Il en est des relations avec les institutions comme des relations avec la famille, cela peut être très agréable et constructif, comme cela peut être désastreux.
Quand un projet se construit, ici un projet innovateur de transformation de l’offre de soins, ses promoteurs fabriquent leur projet à partir d’une idée, d’une analyse des besoins de la population, d’une réalité, et de valeurs. Ce n’est que dans un deuxième temps qu’ils vérifient si ce projet est en phase avec les lois, les dispositifs institutionnels, la réglementation. Faire l’inverse c’est casser l’innovation ; plus le projet est en rupture avec l’existant plus il est chargé d’utopie, ce qui ne signifie pas qu’il est infaisable. Il en va ainsi depuis toujours ; ceux qui veulent transformer la réalité en place pour améliorer le système se heurtent au conservatisme de ceux pour qui tout va toujours très bien, surtout s’ils en profitent bien.
Aujourd’hui on pourrait penser que l’époque est idyllique puisque nous avons une conjonction assez rare ou d’un coté l’institution veut transformer l’offre de soins pour régler l’un de ses problèmes c’est à dire la désertification de l’offre de soins (sans oublier que c’est elle qui a créé le problème) et de l’autre des acteurs du soin, notamment les jeunes générations, qui veulent changer les pratiques professionnelles pour être en phase avec les besoins de la populations et l’idée qu’ils se font de l’exercice de leur métier, comme les promoteurs de la « La case Santé » à Toulouse.

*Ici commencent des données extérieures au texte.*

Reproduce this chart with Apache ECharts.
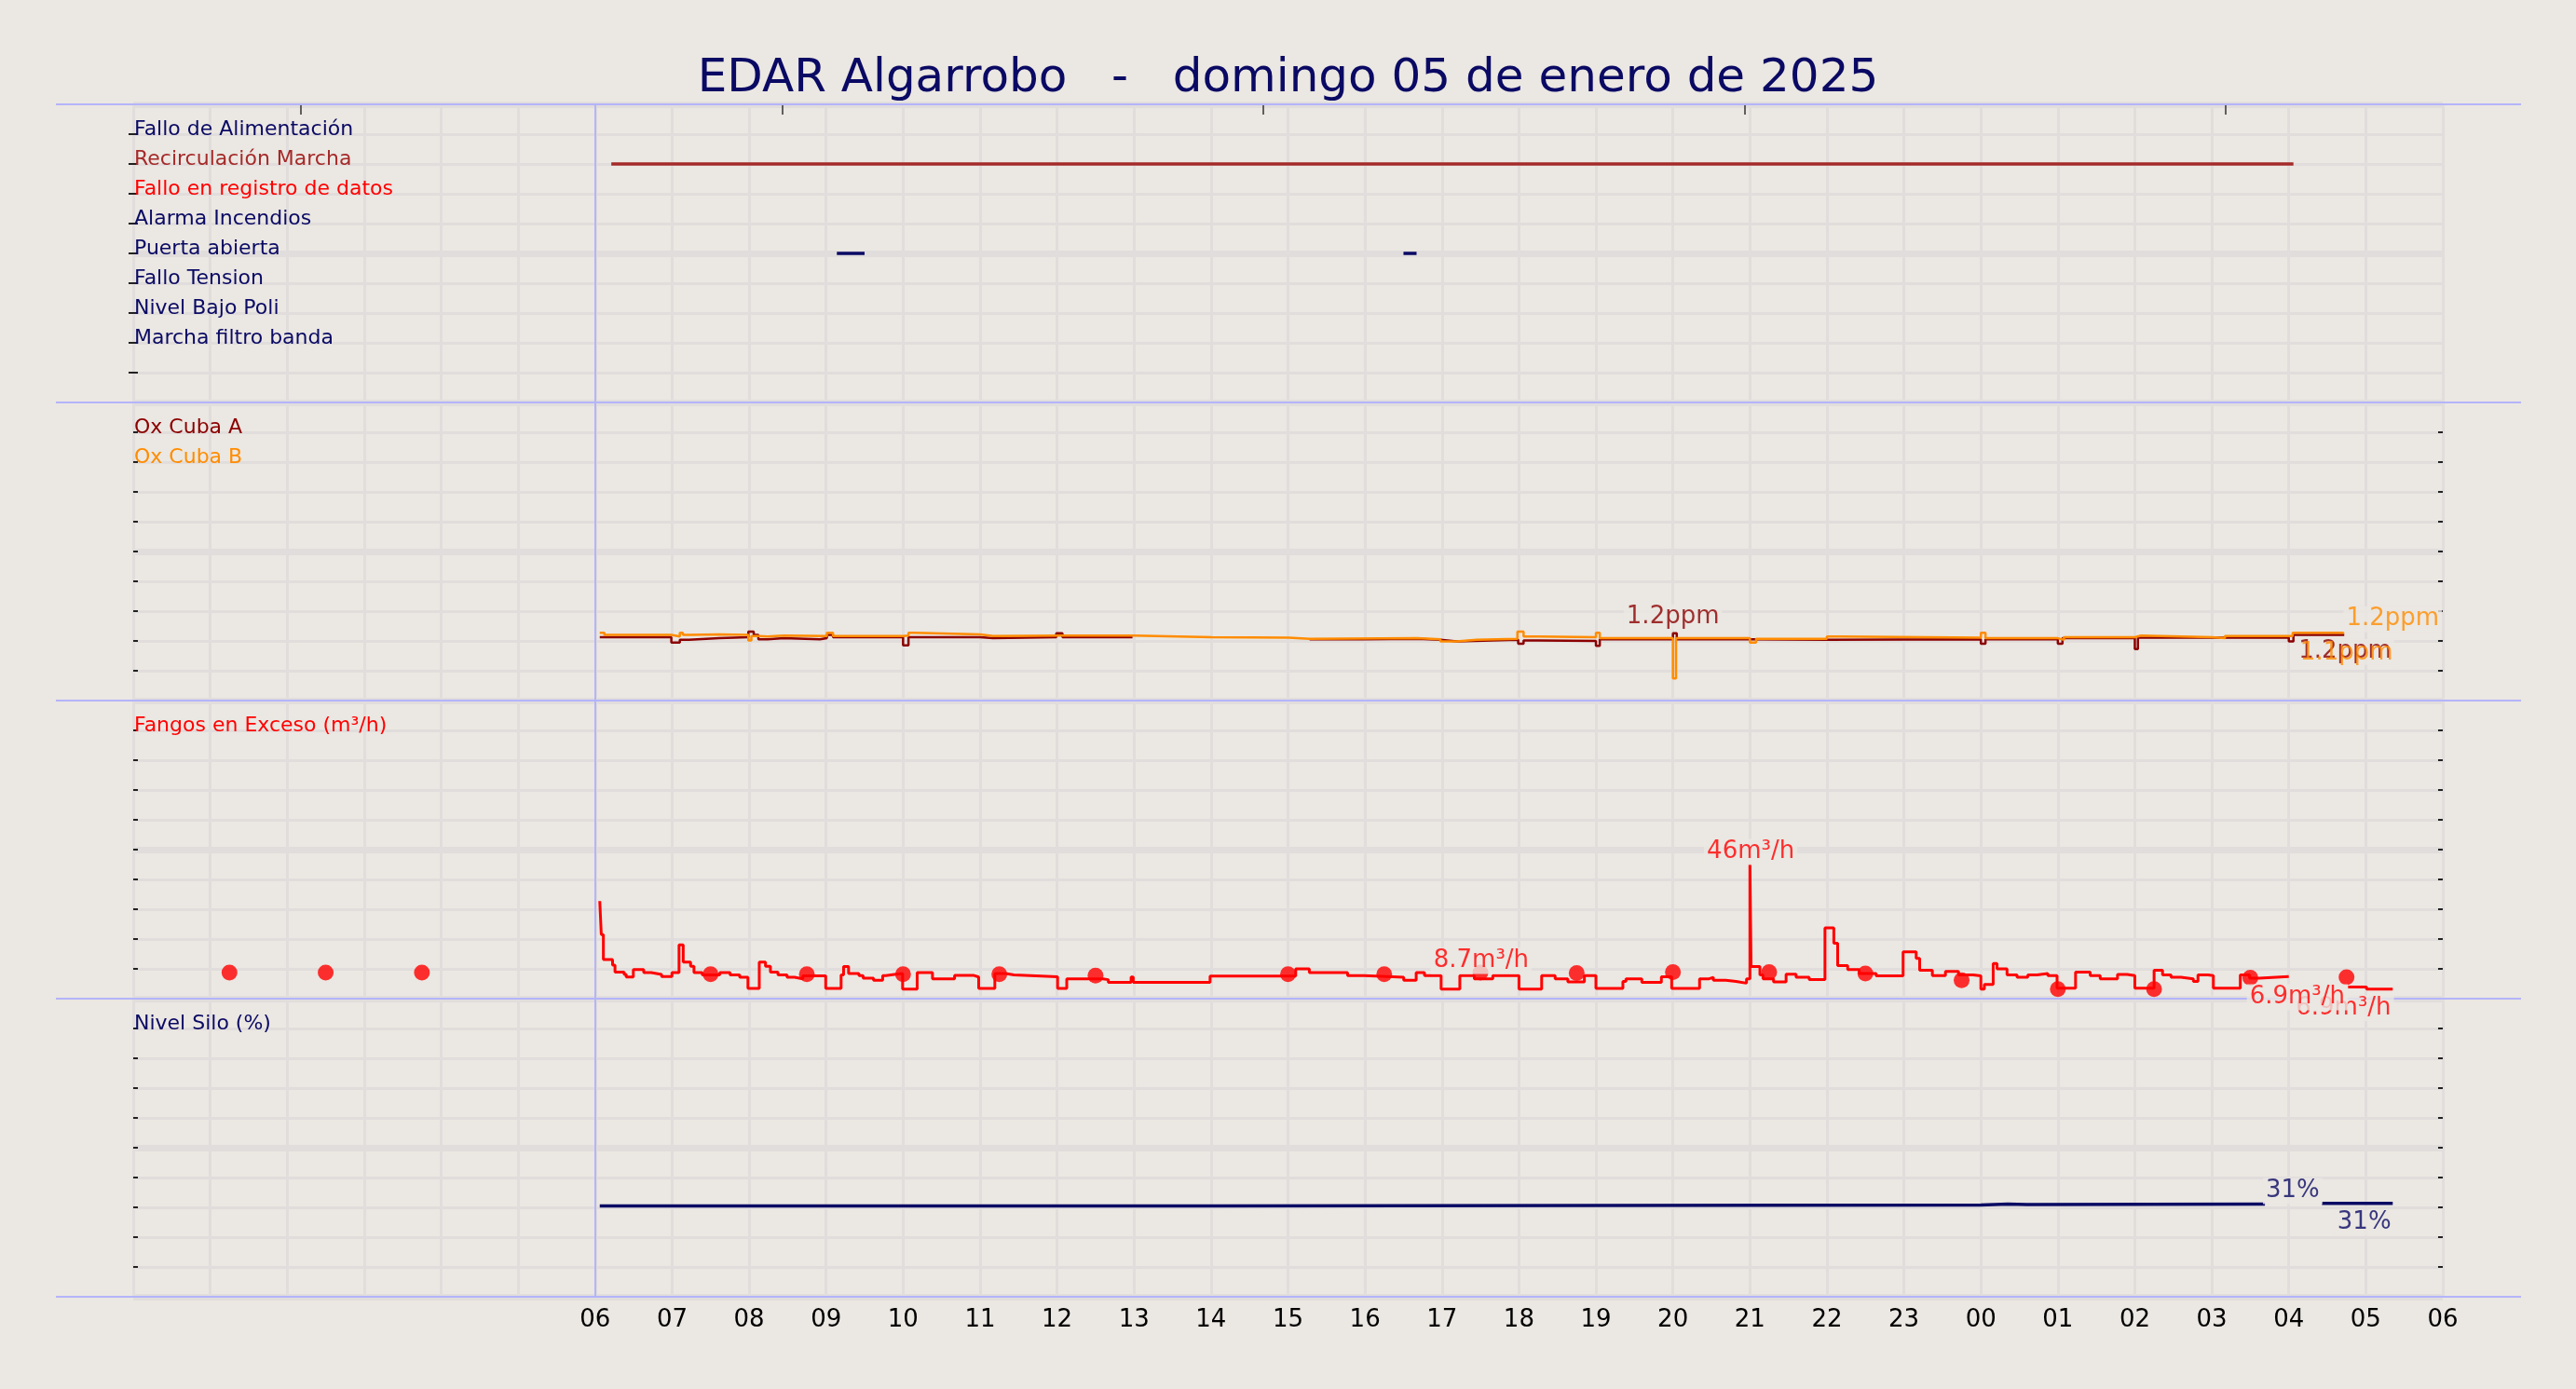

Hélas, trois fois hélas, il ne suffit pas que cette conjonction favorable existe pour que tout aille bien, car il y a toujours, ici et là, un chef de bureau qui est en mal de légitimité et qui pour affirmer son autorité refusera de soutenir le projet innovant sous prétexte que le règlement ne le permet pas, qu’il ne comprend pas l’aspect innovant, que d’habitude ce n’est pas comme cela que l’on fait, et que le sacro-saint cahier des charges n’a pas écrit cela. Alors il faudra trouver des stratégies de contournement de l’obstacle, bricoler le projet pour le rendre lisible à ceux qui ne savent pas lire le livre de la vie, bref y mettre beaucoup d’énergie et beaucoup de temps parce que trop souvent conservatisme rime avec archaïsme.